Write each line of the material exactly as given, from the top through the line that contains "(lleaf) at (109,253)", and omit all pictures.

Information shown:
'''

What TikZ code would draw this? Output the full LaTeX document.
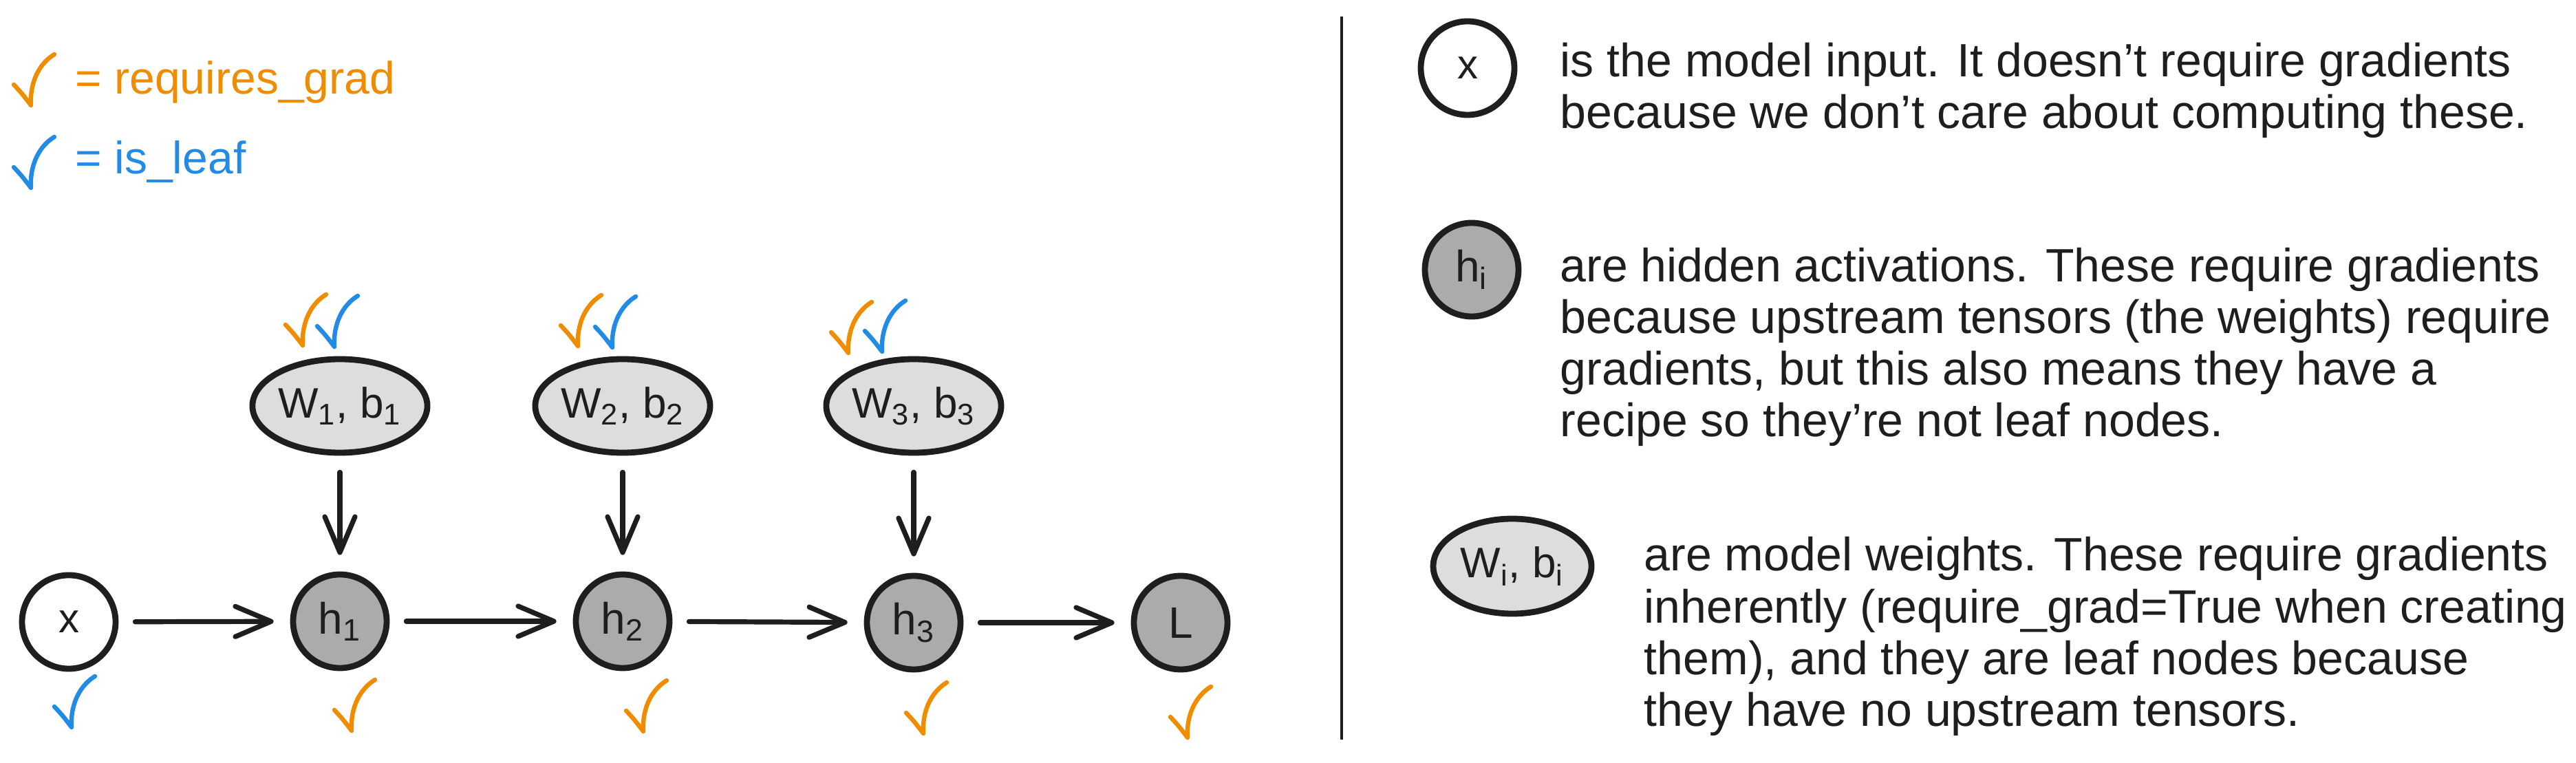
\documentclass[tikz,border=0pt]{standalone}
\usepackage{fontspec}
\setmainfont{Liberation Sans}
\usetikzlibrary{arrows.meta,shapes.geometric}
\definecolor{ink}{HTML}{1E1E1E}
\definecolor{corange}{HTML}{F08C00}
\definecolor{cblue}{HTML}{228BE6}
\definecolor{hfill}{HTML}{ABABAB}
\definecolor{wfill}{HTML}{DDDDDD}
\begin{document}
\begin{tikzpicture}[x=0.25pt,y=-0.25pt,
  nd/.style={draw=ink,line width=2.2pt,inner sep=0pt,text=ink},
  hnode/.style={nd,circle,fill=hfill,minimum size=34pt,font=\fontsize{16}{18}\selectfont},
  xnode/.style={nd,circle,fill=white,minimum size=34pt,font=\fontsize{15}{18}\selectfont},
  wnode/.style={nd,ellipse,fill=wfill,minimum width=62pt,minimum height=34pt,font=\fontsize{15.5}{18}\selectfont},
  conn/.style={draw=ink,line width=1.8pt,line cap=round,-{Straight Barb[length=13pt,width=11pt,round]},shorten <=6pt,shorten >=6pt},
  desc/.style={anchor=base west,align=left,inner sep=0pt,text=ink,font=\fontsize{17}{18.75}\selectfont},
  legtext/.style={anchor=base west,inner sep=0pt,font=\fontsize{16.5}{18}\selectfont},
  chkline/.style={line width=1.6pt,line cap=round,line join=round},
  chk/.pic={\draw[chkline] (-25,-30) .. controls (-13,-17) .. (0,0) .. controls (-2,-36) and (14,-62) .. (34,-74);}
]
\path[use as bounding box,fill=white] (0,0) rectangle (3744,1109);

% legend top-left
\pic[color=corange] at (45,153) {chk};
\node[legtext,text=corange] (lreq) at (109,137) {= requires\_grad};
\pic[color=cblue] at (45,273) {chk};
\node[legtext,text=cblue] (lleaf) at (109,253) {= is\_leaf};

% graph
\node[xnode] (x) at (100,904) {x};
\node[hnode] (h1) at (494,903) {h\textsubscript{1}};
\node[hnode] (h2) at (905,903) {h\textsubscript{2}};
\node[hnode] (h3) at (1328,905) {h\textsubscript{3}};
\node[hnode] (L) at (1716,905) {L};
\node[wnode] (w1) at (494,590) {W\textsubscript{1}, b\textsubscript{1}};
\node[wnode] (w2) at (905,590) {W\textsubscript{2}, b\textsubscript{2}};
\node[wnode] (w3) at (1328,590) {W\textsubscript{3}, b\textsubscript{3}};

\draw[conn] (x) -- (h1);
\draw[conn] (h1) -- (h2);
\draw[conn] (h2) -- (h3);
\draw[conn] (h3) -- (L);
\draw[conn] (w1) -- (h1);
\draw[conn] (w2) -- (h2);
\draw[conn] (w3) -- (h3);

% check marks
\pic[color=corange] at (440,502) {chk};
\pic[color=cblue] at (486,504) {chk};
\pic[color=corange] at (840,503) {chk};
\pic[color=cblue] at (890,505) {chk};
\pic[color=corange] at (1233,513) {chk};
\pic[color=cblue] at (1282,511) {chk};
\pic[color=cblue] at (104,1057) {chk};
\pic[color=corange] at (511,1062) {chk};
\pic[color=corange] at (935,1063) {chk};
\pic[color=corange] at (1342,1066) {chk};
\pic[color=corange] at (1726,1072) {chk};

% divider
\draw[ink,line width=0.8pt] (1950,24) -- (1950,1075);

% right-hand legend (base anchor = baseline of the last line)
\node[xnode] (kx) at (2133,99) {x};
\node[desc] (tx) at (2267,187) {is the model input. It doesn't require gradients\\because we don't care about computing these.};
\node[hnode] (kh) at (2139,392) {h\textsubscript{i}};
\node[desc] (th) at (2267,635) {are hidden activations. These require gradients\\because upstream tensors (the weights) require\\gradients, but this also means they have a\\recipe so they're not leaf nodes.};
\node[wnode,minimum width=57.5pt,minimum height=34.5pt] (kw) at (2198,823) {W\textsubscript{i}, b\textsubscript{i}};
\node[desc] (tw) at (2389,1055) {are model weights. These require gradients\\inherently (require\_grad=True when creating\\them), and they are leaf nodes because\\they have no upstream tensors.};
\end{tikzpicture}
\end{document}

'''

Complete response:
What TikZ code would draw this? Output the full LaTeX document.
\documentclass[tikz,border=0pt]{standalone}
\usepackage{fontspec}
\setmainfont{Liberation Sans}
\usetikzlibrary{arrows.meta,shapes.geometric}
\definecolor{ink}{HTML}{1E1E1E}
\definecolor{corange}{HTML}{F08C00}
\definecolor{cblue}{HTML}{228BE6}
\definecolor{hfill}{HTML}{ABABAB}
\definecolor{wfill}{HTML}{DDDDDD}
\begin{document}
\begin{tikzpicture}[x=0.25pt,y=-0.25pt,
  nd/.style={draw=ink,line width=2.2pt,inner sep=0pt,text=ink},
  hnode/.style={nd,circle,fill=hfill,minimum size=34pt,font=\fontsize{16}{18}\selectfont},
  xnode/.style={nd,circle,fill=white,minimum size=34pt,font=\fontsize{15}{18}\selectfont},
  wnode/.style={nd,ellipse,fill=wfill,minimum width=62pt,minimum height=34pt,font=\fontsize{15.5}{18}\selectfont},
  conn/.style={draw=ink,line width=1.8pt,line cap=round,-{Straight Barb[length=13pt,width=11pt,round]},shorten <=6pt,shorten >=6pt},
  desc/.style={anchor=base west,align=left,inner sep=0pt,text=ink,font=\fontsize{17}{18.75}\selectfont},
  legtext/.style={anchor=base west,inner sep=0pt,font=\fontsize{16.5}{18}\selectfont},
  chkline/.style={line width=1.6pt,line cap=round,line join=round},
  chk/.pic={\draw[chkline] (-25,-30) .. controls (-13,-17) .. (0,0) .. controls (-2,-36) and (14,-62) .. (34,-74);}
]
\path[use as bounding box,fill=white] (0,0) rectangle (3744,1109);

% legend top-left
\pic[color=corange] at (45,153) {chk};
\node[legtext,text=corange] (lreq) at (109,137) {= requires\_grad};
\pic[color=cblue] at (45,273) {chk};
\node[legtext,text=cblue] (lleaf) at (109,253) {= is\_leaf};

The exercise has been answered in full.